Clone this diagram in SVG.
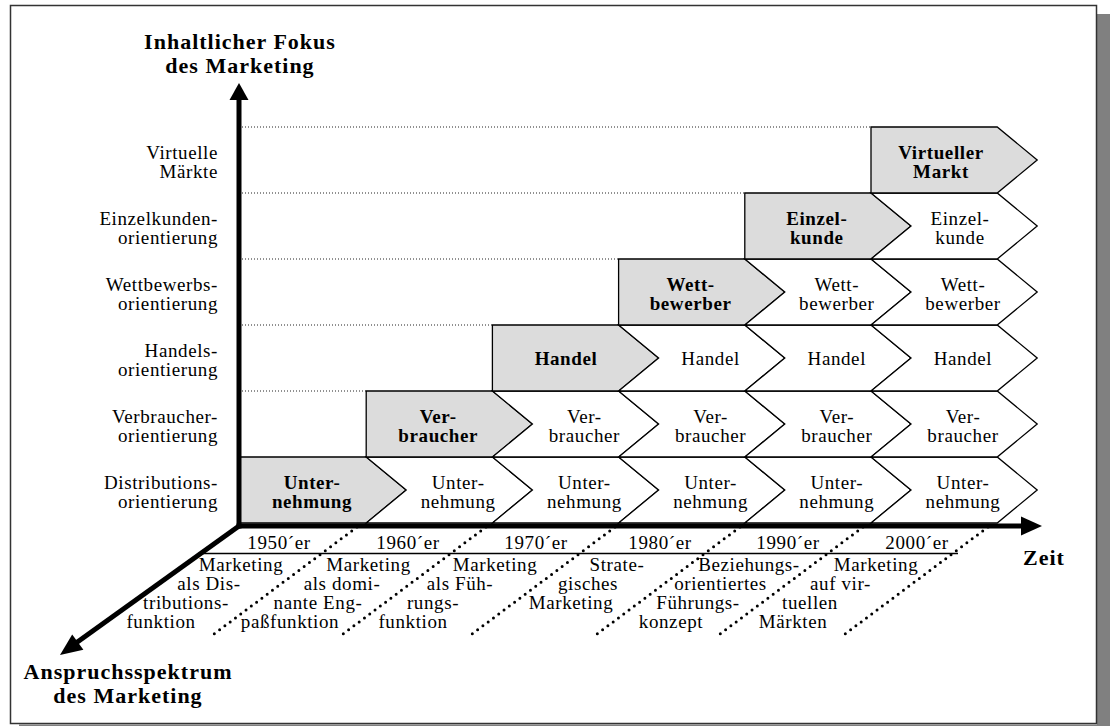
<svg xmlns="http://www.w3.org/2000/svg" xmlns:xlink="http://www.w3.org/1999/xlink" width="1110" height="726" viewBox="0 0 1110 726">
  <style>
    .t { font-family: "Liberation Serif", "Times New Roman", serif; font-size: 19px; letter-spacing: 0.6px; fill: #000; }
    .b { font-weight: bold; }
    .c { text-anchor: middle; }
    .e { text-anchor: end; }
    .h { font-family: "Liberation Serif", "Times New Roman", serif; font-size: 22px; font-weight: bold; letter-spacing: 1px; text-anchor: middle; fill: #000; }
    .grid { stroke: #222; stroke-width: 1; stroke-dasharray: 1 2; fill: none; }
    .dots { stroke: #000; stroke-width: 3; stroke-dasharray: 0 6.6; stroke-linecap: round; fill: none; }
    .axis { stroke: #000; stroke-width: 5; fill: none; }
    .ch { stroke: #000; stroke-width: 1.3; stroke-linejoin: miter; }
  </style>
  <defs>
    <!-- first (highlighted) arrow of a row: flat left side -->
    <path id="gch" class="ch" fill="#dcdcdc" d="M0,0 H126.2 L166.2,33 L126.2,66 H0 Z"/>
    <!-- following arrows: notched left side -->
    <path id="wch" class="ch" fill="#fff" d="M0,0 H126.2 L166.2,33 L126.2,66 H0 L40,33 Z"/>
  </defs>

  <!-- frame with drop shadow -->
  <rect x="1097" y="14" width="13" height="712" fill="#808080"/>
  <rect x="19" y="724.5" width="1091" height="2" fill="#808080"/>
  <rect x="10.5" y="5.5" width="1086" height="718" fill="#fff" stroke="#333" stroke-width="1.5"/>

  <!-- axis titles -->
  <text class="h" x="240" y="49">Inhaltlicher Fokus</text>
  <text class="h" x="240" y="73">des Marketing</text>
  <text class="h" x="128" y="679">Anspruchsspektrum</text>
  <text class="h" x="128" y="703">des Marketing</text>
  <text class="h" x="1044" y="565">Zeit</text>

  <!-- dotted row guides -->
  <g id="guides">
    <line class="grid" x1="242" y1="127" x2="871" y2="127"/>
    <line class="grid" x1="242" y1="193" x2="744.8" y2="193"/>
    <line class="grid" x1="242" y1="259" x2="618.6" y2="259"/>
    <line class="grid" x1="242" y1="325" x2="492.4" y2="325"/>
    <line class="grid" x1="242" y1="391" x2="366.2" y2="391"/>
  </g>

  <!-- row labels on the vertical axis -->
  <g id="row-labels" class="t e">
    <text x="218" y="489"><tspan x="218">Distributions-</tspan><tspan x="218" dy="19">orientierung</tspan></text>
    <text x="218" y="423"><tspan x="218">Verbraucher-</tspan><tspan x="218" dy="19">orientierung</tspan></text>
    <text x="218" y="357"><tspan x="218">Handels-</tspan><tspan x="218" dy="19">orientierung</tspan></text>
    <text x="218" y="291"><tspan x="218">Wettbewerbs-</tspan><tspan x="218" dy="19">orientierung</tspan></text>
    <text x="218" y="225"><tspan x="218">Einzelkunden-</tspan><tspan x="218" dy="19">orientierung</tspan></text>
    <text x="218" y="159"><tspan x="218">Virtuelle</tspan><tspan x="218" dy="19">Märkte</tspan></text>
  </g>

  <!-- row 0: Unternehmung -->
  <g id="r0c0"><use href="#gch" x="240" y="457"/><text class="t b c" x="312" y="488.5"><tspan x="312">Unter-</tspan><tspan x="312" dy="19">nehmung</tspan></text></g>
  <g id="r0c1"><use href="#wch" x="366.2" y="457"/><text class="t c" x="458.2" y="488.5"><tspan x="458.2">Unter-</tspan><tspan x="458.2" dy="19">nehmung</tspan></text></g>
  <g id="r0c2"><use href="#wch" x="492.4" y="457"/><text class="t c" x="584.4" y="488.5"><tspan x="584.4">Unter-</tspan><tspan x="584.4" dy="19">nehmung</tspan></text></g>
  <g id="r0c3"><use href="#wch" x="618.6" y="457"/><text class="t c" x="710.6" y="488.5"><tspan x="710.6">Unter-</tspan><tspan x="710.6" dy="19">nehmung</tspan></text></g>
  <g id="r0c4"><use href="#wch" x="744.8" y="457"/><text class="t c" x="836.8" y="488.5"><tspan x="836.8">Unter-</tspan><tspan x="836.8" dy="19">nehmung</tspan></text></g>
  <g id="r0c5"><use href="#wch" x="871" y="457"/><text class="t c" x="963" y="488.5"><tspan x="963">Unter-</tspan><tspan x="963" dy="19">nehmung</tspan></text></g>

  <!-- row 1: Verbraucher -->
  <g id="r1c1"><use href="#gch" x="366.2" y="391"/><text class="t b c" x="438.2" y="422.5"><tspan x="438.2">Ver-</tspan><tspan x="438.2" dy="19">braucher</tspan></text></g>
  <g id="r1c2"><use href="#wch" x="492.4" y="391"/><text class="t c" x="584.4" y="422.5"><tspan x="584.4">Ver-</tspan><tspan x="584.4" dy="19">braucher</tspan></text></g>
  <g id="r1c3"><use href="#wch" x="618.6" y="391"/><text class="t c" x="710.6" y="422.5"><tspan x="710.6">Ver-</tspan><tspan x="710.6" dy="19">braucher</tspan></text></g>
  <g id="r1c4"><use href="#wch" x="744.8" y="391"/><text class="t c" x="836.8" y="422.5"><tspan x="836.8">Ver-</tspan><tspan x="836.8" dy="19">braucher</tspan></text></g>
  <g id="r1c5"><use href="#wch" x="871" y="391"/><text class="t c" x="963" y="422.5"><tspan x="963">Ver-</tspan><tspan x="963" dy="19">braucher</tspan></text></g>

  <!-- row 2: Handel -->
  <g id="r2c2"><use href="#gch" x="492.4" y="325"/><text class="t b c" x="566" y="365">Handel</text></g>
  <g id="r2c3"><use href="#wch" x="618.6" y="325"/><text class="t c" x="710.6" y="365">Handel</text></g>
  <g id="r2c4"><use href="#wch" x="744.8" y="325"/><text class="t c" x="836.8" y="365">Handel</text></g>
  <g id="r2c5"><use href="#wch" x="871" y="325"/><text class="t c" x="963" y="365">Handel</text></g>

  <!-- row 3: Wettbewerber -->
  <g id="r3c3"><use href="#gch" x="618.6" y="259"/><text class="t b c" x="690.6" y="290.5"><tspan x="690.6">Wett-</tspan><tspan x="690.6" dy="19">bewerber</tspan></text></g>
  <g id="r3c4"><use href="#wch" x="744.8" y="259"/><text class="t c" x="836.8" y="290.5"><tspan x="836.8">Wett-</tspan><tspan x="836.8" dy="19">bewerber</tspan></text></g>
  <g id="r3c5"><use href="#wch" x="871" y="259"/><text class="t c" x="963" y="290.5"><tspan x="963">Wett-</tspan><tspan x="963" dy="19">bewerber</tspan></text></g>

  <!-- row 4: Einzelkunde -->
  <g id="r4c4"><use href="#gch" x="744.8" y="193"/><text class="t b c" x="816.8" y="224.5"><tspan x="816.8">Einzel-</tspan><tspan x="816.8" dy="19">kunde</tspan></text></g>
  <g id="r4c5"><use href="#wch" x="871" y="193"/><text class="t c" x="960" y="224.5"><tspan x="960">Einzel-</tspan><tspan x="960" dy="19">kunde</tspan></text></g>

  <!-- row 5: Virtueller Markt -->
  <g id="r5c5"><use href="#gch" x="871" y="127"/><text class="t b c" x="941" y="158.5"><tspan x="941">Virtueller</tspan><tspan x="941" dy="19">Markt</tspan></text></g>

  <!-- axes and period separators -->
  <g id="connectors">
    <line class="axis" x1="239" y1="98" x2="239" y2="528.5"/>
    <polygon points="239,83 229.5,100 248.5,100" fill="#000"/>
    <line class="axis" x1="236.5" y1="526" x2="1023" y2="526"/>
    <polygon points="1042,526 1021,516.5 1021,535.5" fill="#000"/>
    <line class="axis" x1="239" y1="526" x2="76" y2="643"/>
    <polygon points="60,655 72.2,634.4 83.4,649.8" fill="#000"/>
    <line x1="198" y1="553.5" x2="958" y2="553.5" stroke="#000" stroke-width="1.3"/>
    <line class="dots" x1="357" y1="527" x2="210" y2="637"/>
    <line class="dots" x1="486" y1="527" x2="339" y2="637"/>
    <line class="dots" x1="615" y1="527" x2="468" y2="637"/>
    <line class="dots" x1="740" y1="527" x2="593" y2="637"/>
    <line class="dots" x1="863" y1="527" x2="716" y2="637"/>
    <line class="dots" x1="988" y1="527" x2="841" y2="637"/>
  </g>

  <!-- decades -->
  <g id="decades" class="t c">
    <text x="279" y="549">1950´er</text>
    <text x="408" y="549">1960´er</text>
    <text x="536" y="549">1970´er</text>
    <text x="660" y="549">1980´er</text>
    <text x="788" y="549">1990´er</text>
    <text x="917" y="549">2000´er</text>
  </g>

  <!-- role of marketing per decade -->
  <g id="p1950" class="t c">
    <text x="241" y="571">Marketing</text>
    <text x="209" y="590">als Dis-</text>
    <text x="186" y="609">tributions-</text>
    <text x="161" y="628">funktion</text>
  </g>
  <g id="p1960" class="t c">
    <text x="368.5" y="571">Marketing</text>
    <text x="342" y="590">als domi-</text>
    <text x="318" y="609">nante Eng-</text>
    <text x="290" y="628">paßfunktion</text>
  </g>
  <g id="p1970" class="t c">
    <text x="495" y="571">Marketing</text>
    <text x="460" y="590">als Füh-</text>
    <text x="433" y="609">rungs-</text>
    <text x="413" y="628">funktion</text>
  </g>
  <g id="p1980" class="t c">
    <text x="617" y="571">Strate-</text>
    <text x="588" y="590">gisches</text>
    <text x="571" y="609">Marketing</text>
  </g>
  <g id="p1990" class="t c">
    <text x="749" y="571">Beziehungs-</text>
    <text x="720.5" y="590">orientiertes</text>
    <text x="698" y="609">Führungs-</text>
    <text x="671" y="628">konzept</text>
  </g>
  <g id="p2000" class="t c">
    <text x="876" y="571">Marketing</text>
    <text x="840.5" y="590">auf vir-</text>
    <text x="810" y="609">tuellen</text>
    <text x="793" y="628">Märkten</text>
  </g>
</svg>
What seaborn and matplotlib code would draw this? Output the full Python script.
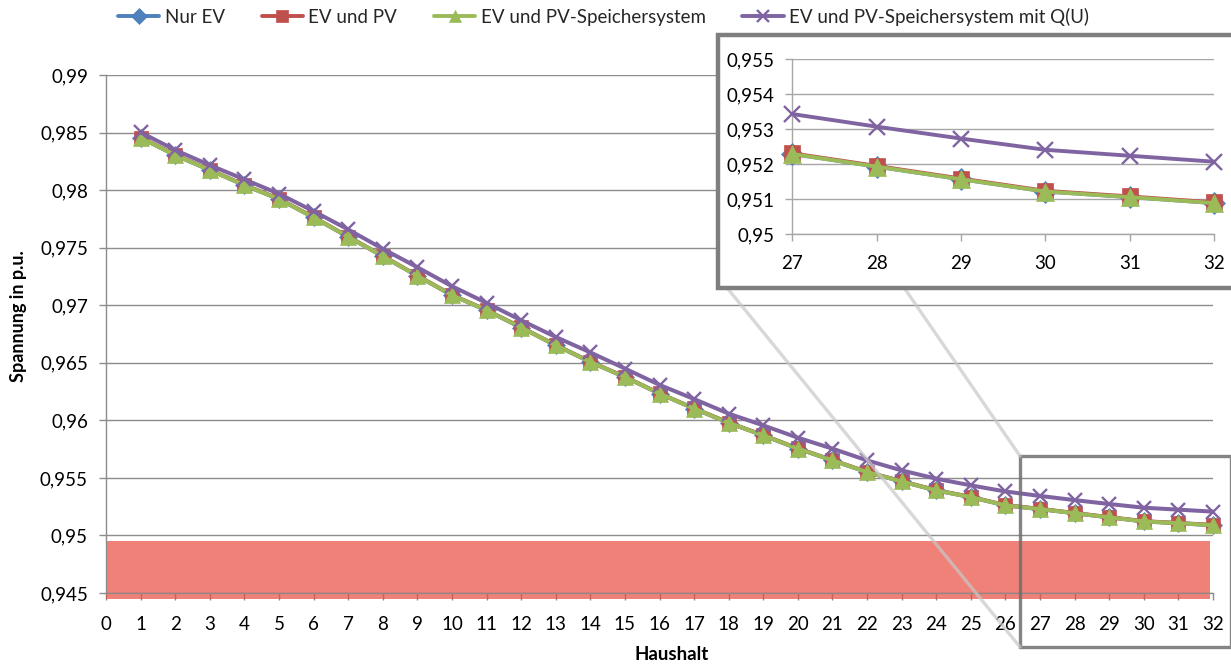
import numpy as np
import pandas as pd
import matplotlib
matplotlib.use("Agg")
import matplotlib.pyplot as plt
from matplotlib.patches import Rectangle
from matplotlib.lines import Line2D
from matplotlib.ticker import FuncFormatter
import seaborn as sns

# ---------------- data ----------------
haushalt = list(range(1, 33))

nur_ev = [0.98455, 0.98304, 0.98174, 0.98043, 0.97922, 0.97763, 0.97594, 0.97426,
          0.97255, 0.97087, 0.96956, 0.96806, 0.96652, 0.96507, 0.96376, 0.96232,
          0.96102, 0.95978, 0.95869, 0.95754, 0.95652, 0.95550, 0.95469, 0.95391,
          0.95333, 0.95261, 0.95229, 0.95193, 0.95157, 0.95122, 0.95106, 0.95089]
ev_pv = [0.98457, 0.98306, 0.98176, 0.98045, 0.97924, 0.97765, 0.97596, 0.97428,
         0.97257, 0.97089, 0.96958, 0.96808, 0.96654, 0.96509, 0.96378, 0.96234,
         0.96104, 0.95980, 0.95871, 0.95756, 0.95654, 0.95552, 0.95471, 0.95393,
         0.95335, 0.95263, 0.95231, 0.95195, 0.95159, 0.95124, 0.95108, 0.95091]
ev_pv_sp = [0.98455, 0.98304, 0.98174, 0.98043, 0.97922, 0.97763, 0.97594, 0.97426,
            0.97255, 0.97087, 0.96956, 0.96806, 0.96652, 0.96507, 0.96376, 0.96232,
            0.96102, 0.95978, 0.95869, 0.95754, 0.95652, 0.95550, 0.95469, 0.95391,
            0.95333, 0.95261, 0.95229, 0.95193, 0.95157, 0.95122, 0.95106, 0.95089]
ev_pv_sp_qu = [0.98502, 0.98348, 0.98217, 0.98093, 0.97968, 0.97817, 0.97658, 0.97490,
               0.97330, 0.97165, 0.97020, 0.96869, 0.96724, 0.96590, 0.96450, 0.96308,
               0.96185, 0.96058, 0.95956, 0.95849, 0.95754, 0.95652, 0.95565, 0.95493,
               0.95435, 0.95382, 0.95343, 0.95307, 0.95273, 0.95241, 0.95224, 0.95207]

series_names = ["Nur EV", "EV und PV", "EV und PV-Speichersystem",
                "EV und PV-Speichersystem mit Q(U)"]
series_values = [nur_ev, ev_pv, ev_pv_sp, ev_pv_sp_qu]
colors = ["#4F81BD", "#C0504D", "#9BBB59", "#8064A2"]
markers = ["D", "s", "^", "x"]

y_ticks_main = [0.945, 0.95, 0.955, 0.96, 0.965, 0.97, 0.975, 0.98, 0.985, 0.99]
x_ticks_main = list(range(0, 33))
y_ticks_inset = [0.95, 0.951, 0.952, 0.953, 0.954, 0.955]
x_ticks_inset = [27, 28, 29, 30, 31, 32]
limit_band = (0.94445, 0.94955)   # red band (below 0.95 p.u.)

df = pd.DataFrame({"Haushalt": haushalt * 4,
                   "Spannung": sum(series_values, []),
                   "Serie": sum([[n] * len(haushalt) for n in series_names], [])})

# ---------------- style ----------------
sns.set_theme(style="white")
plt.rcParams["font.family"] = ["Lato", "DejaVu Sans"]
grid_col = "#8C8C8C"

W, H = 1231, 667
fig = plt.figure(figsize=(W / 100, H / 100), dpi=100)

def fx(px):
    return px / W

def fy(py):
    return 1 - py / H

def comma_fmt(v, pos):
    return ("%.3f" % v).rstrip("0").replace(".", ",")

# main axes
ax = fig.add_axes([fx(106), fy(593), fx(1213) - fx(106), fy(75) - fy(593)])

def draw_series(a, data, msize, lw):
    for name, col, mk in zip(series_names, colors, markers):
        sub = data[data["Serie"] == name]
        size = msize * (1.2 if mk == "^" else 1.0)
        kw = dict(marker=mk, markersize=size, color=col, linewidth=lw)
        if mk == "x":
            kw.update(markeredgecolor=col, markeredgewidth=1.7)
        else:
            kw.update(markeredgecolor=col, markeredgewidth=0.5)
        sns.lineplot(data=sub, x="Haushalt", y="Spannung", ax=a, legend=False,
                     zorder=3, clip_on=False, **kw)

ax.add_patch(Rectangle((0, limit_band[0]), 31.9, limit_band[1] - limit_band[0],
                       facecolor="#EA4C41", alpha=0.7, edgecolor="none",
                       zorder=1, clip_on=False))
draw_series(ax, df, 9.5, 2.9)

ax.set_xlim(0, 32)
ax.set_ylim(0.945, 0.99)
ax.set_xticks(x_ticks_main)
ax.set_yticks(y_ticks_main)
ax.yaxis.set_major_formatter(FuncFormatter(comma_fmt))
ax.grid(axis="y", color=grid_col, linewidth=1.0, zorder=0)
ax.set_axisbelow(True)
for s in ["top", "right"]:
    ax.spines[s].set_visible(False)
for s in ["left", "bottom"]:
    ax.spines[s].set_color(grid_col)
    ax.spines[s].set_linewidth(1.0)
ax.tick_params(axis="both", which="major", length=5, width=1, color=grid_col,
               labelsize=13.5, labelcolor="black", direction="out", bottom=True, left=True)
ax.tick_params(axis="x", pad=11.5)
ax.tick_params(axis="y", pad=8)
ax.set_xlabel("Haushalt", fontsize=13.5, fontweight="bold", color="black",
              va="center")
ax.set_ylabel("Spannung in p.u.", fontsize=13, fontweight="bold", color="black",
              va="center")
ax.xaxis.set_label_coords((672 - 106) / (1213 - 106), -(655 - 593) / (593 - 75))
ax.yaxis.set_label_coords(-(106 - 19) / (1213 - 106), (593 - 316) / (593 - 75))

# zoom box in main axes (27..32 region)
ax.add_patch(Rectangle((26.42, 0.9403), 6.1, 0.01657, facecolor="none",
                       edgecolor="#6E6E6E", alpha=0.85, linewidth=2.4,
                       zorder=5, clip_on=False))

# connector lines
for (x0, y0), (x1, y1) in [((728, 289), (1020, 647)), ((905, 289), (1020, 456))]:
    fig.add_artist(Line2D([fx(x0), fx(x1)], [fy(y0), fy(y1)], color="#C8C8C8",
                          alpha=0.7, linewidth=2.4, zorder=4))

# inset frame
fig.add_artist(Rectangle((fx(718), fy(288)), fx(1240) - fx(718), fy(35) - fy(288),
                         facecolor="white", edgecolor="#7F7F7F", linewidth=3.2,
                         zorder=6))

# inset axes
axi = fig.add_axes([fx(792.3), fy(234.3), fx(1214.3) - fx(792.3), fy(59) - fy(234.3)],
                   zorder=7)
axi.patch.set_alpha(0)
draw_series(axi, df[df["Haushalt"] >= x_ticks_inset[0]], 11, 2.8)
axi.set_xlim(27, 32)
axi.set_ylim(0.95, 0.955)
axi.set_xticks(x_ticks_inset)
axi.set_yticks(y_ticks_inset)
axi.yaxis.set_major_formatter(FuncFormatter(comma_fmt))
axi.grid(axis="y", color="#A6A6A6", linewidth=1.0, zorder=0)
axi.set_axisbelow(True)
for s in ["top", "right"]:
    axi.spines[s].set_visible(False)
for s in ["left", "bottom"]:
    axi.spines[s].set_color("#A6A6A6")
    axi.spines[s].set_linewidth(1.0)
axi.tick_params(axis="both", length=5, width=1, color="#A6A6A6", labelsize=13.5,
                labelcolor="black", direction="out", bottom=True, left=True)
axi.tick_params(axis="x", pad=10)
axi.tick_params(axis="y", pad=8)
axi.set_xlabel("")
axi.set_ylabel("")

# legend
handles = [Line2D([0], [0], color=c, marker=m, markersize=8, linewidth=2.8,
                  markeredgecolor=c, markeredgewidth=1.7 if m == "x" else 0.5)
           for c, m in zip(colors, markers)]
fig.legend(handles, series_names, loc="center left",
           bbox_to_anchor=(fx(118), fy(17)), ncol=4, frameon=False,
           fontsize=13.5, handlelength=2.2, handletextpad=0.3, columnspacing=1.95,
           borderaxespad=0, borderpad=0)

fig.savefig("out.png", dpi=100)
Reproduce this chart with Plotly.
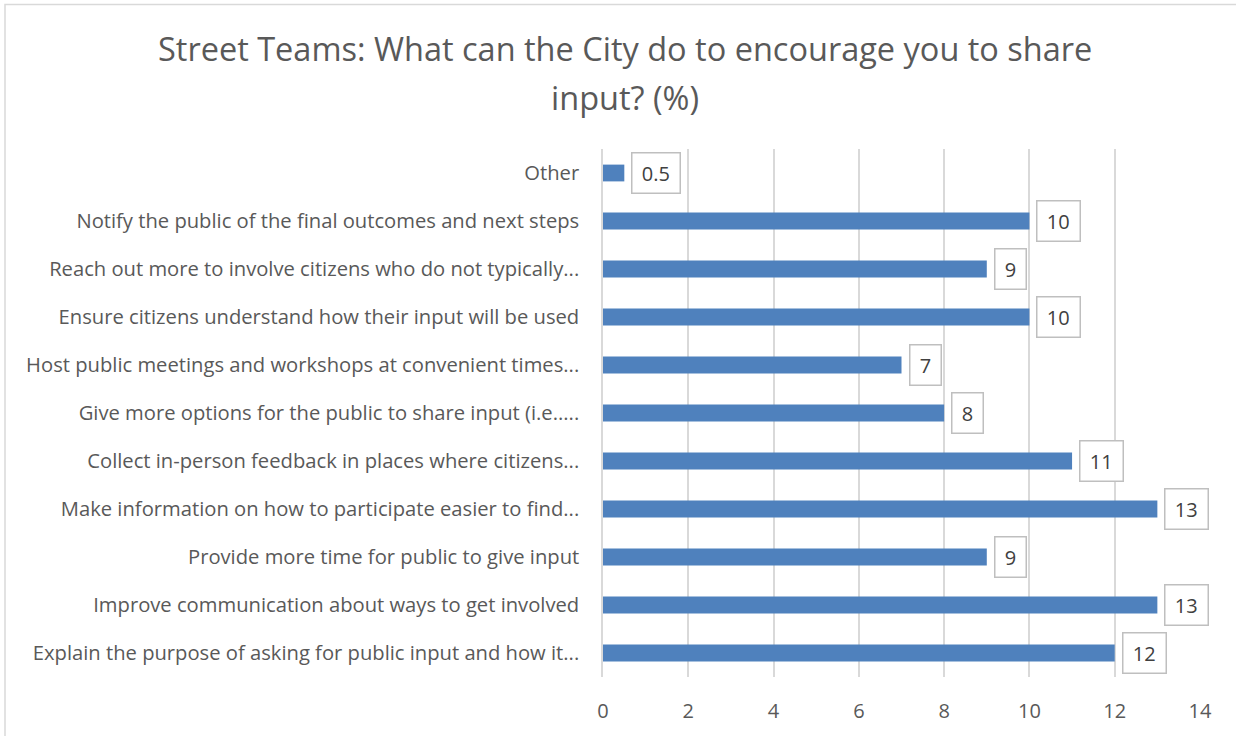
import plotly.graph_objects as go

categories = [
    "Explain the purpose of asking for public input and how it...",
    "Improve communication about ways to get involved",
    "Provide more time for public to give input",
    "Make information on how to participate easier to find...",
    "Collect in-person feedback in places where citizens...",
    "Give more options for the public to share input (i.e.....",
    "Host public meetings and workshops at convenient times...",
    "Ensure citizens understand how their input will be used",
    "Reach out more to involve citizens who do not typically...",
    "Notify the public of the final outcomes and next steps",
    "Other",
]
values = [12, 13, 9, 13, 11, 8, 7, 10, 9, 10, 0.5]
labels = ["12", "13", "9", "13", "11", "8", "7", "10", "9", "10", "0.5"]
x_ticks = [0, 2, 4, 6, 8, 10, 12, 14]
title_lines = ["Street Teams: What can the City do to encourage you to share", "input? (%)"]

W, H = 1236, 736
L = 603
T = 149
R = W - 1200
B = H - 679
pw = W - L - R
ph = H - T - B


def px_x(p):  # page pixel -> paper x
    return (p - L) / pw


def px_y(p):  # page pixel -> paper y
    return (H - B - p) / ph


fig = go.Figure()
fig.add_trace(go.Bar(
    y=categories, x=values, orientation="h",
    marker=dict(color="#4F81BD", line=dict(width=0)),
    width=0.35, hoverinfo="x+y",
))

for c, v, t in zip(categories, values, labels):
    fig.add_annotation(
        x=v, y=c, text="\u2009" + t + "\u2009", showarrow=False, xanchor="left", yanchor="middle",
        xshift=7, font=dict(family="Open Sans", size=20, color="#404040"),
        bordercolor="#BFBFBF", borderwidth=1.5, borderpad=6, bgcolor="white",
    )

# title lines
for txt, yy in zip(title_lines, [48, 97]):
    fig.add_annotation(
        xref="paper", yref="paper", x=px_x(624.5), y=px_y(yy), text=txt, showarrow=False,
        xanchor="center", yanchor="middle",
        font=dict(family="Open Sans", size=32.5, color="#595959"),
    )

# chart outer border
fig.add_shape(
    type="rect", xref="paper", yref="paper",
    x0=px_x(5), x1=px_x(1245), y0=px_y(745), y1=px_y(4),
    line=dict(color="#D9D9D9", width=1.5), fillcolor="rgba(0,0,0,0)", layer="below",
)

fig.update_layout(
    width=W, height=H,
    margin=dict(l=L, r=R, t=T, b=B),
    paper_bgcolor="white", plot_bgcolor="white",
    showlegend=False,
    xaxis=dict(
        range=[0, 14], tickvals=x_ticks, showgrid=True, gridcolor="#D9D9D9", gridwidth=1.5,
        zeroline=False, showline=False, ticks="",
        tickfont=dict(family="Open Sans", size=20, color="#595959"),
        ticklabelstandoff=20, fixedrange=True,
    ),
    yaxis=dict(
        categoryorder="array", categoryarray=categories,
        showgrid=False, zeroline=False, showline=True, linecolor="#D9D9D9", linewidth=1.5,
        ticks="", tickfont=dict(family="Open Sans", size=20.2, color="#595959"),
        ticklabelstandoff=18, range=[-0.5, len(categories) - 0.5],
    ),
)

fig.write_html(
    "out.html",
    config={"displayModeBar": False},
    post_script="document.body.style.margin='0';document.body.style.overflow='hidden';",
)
====================
**AIM:**
Quote word for word only the lines above from the one containing "Reproduce this chart with Plotly." through the one containing "import plotly.graph_objects as go". Pictures stay out of your copy.

**EXERCISE RESPONSE:**
Reproduce this chart with Plotly.
import plotly.graph_objects as go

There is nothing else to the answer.